◆ Given task:
Find each line containing the string "React" and return it.

* * *

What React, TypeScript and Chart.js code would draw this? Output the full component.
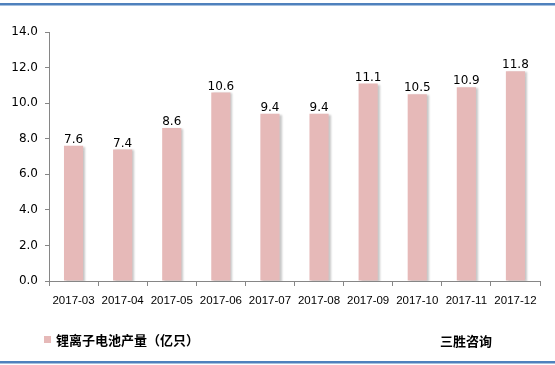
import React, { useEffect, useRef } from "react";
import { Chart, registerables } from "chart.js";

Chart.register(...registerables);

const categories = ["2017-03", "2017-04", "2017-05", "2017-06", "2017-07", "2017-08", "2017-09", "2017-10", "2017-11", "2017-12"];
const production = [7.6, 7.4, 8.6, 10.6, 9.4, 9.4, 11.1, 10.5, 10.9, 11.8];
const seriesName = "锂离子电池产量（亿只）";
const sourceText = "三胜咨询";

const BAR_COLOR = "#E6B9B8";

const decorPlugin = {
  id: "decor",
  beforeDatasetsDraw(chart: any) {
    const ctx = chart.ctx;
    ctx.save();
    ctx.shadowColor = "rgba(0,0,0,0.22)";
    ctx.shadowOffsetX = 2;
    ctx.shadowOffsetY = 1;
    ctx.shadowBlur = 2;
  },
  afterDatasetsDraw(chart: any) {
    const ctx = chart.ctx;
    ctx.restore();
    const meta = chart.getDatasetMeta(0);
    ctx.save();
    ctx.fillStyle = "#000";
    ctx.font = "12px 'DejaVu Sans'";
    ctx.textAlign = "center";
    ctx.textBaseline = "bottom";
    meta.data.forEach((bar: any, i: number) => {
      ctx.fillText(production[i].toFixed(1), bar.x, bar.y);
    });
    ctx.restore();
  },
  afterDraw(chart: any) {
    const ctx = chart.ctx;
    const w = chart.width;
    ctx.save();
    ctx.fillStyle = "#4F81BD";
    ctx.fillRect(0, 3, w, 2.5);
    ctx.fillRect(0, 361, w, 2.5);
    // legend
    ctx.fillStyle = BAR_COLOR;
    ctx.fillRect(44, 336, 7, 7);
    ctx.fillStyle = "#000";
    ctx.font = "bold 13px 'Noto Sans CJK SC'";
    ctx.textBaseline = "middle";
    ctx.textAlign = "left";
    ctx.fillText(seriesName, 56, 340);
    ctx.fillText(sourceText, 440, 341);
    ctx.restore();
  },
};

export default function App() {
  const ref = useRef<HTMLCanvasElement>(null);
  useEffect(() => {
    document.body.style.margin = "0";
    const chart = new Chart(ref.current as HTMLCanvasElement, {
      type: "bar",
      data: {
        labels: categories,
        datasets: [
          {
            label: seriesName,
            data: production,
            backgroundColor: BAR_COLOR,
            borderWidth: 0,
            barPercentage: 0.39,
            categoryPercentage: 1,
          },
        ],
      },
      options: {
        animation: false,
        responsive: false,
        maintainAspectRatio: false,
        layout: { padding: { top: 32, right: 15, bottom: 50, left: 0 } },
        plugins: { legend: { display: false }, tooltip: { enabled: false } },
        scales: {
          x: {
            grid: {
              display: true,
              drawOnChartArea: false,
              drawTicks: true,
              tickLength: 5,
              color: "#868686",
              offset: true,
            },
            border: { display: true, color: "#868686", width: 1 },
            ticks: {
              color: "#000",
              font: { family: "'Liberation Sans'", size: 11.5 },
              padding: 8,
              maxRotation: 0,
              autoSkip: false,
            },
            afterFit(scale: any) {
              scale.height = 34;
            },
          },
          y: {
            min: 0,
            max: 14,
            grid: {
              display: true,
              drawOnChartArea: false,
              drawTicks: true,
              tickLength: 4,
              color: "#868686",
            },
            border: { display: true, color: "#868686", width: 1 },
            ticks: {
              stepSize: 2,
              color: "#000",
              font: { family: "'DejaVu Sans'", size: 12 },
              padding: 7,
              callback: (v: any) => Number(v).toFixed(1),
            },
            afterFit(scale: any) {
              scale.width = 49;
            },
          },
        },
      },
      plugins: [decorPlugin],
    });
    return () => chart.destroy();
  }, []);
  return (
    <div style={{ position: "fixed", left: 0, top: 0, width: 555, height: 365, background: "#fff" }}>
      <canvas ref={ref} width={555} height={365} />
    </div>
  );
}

* * *

◆ Output below:
What React, TypeScript and Chart.js code would draw this? Output the full component.
import React, { useEffect, useRef } from "react";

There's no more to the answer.